Getting the Most From Your Tech Investments – Business Technology Stack

Posted by Ryan Prindiville

business technology stack

Even having the best business technology stack won’t help your business if you’re not using them properly, or you’re only taking advantage of one or two features.

We’ve seen many growing companies either wasting money on technology they’re not using, or buying tools with duplicative features because they don’t understand how to get the most from a tool they already own.

For example, a company may use its accounting package to record sales, but not to pay vendor bills. Or they may use a cloud-based human resources information system (HRIS) to manage payroll, but still on-board employees manually.

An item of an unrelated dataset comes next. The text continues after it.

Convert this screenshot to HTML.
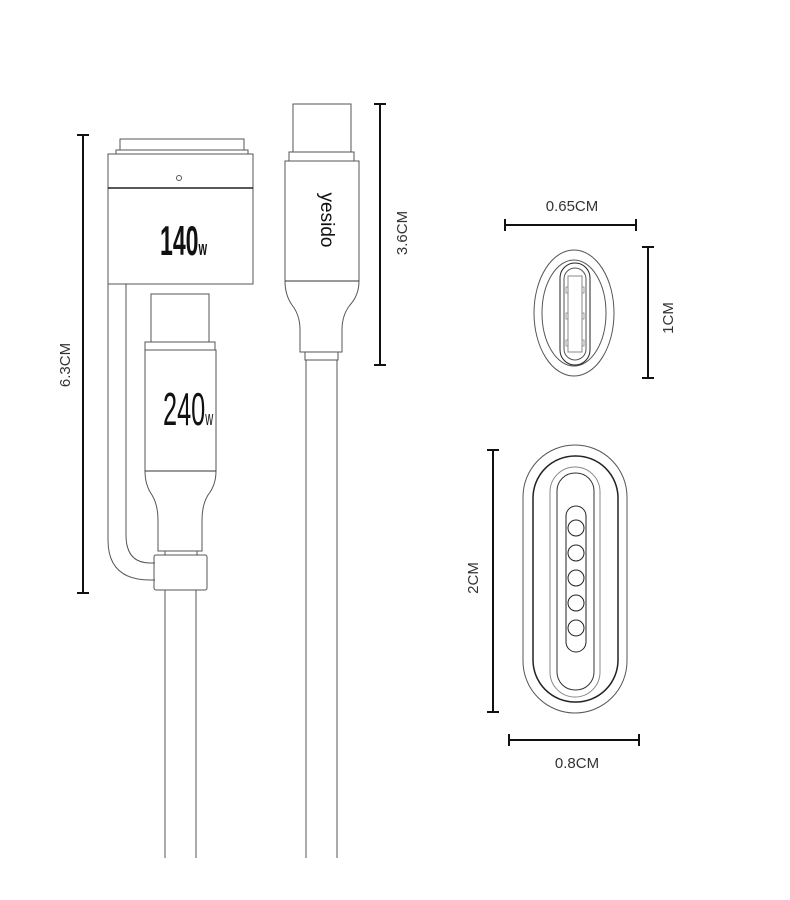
<!DOCTYPE html>
<html><head><meta charset="utf-8"><style>
html,body{margin:0;padding:0;background:#fff;}
svg{display:block;}
text{font-family:"Liberation Sans",sans-serif;}
</style></head><body>
<svg width="790" height="900" viewBox="0 0 790 900" xmlns="http://www.w3.org/2000/svg">
<g fill="none" stroke="#555" stroke-width="1">
<rect x="120" y="139" width="124" height="11"/>
<rect x="116" y="150" width="132" height="4"/>
<rect x="108" y="154" width="145" height="130"/>
<line x1="108" y1="188" x2="253" y2="188" stroke="#222" stroke-width="1.5"/>
<circle cx="179" cy="178" r="2.5"/>
<path d="M108 284 V540 Q108 580 150 580 H155"/>
<path d="M126 284 V535 Q126 563 150 563 H155"/>
<rect x="151" y="294" width="58" height="48"/>
<rect x="145" y="342" width="70" height="8"/>
<path d="M145 350 H216 V471 Q216 485 208 495 Q202 505 202 520 V551 H158 V520 Q158 505 152 495 Q145 485 145 471 Z"/>
<line x1="145" y1="471" x2="216" y2="471" stroke="#333"/>
<rect x="165" y="551" width="32" height="4"/>
<rect x="154" y="555" width="53" height="35" rx="2"/>
<line x1="165" y1="590" x2="165" y2="858"/>
<line x1="196" y1="590" x2="196" y2="858"/>
<rect x="293" y="104" width="58" height="48"/>
<rect x="289" y="152" width="65" height="9"/>
<path d="M285 161 H359 V281 Q359 295 350 305 Q342 315 342 330 V352 H300 V330 Q300 315 292 305 Q285 295 285 281 Z"/>
<line x1="285" y1="281" x2="359" y2="281" stroke="#333"/>
<rect x="305" y="352" width="33" height="8"/>
<line x1="306" y1="360" x2="306" y2="858"/>
<line x1="337" y1="360" x2="337" y2="858"/>
<ellipse cx="574" cy="313" rx="40" ry="63"/>
<ellipse cx="574" cy="313" rx="32" ry="53"/>
<rect x="560" y="263" width="30" height="102" rx="15" stroke="#222"/>
<rect x="564" y="268" width="22" height="92" rx="11"/>
<rect x="568" y="276" width="14" height="76" stroke="#888"/>
<g stroke="#888" stroke-width="0.8">
<rect x="566" y="287" width="2" height="6"/><rect x="582" y="287" width="2" height="6"/>
<rect x="566" y="313" width="2" height="6"/><rect x="582" y="313" width="2" height="6"/>
<rect x="566" y="340" width="2" height="6"/><rect x="582" y="340" width="2" height="6"/>
</g>
<rect x="523" y="445" width="104" height="268" rx="52"/>
<rect x="533" y="456" width="85" height="246" rx="42" stroke="#222" stroke-width="1.5"/>
<rect x="550" y="467" width="50" height="230" rx="25" stroke="#888"/>
<rect x="557" y="473" width="37" height="217" rx="18" stroke="#333"/>
<rect x="566" y="506" width="20" height="146" rx="10" stroke="#222"/>
<g stroke="#222"><circle cx="576" cy="528" r="8"/><circle cx="576" cy="553" r="8"/><circle cx="576" cy="578" r="8"/><circle cx="576" cy="603" r="8"/><circle cx="576" cy="628" r="8"/></g>
</g>
<g stroke="#111" stroke-width="2" fill="none">
<path d="M83 135 V593 M77 135 H89 M77 593 H89"/>
<path d="M380 104 V365 M374 104 H386 M374 365 H386"/>
<path d="M505 225 H636 M505 219 V231 M636 219 V231"/>
<path d="M648 247 V378 M642 247 H654 M642 378 H654"/>
<path d="M493 450 V712 M487 450 H499 M487 712 H499"/>
<path d="M509 740 H639 M509 734 V746 M639 734 V746"/>
</g>
<g fill="#333" font-size="15">
<text x="70" y="365" text-anchor="middle" transform="rotate(-90 70 365)">6.3CM</text>
<text x="407" y="233" text-anchor="middle" transform="rotate(-90 407 233)">3.6CM</text>
<text x="572" y="211" text-anchor="middle">0.65CM</text>
<text x="673" y="318" text-anchor="middle" transform="rotate(-90 673 318)">1CM</text>
<text x="478" y="578" text-anchor="middle" transform="rotate(-90 478 578)">2CM</text>
<text x="577" y="768" text-anchor="middle">0.8CM</text>
</g>
<g fill="#111">
<text transform="translate(160 255) scale(0.55 1)" font-size="42" font-weight="bold">140<tspan font-size="20">w</tspan></text>
<text transform="translate(163 425) scale(0.55 1)" font-size="46">240<tspan font-size="20">w</tspan></text>
</g>
<text x="326" y="220" text-anchor="middle" font-size="19" fill="#111" transform="rotate(90 326 220)" dominant-baseline="middle">yesido</text>
</svg>
</body></html>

Any of these practices waste dollars, time and effort you could apply more effectively to growing your business.

Find Your Suite Spots

How does this happen? The most common cause is buying a complex tool without considering how easy it is to use, or not offering training.

Say your customer relationship management (CRM) platform offers powerful features, but your people struggle to use it. Your sales team will put off entering data or will track data on their own devices. Before long, you have a CRM tool gathering virtual dust while your subscription rolls along, month after month.  

In other cases,mid-market companies invest in a cloud-based suite of tools, but don’t take advantage of that’s suite’s potential.

These purchases are often made to address a specific need or to serve a specific client. But when another need arises, the company often purchases new software instead of asking their software vendor whether an existing tool can help, or exploring that tool’s features.

Enterprise resource planning (ERP) platforms, for instance, are designed to handle a company’s financial, customer service and inventory needs (either in their core functionality or through plug-ins). We often see companies using ERP systems for some limited financial functions, while manually performing others that the ERP could be doing.

Or we see a company using a cloud ERP for financials but using a separate CRM tool that doesn’t share data with the ERP. In this case, the company loses the time savings and efficiency gains of having a customer’s complete history on one screen.

Another common issue is companies being reluctant to pull the plug on a tool that nobody’s using, but that the company has invested money and time in. This sunk cost fallacy means the company sticks with software that’s not doing anyone any good.

Business Impacts

As our CFO Evolution research shows, successful business leaders understand how technology is critical to strategic business growth.

Not taking advantage of your tech tool’s functionality can create several challenges for your company’s growth and financial success. If you have two or three tools when one could do the job, for example, you’re spending good money on technology that you’re not using.

Money aside, you can wind up with data in a variety of tools that aren’t integrated and don’t share information. If you have sales data in multiple systems, your company is harder to manage. And if that data doesn’t match, you’re not sure which numbers to trust. Then you waste time trying to understand which figures represent the “true” data.

Instead, it’s more effective to say goodbye to tools that don’t meet your needs and to investigate whether there are features in your existing technology that are being ignored.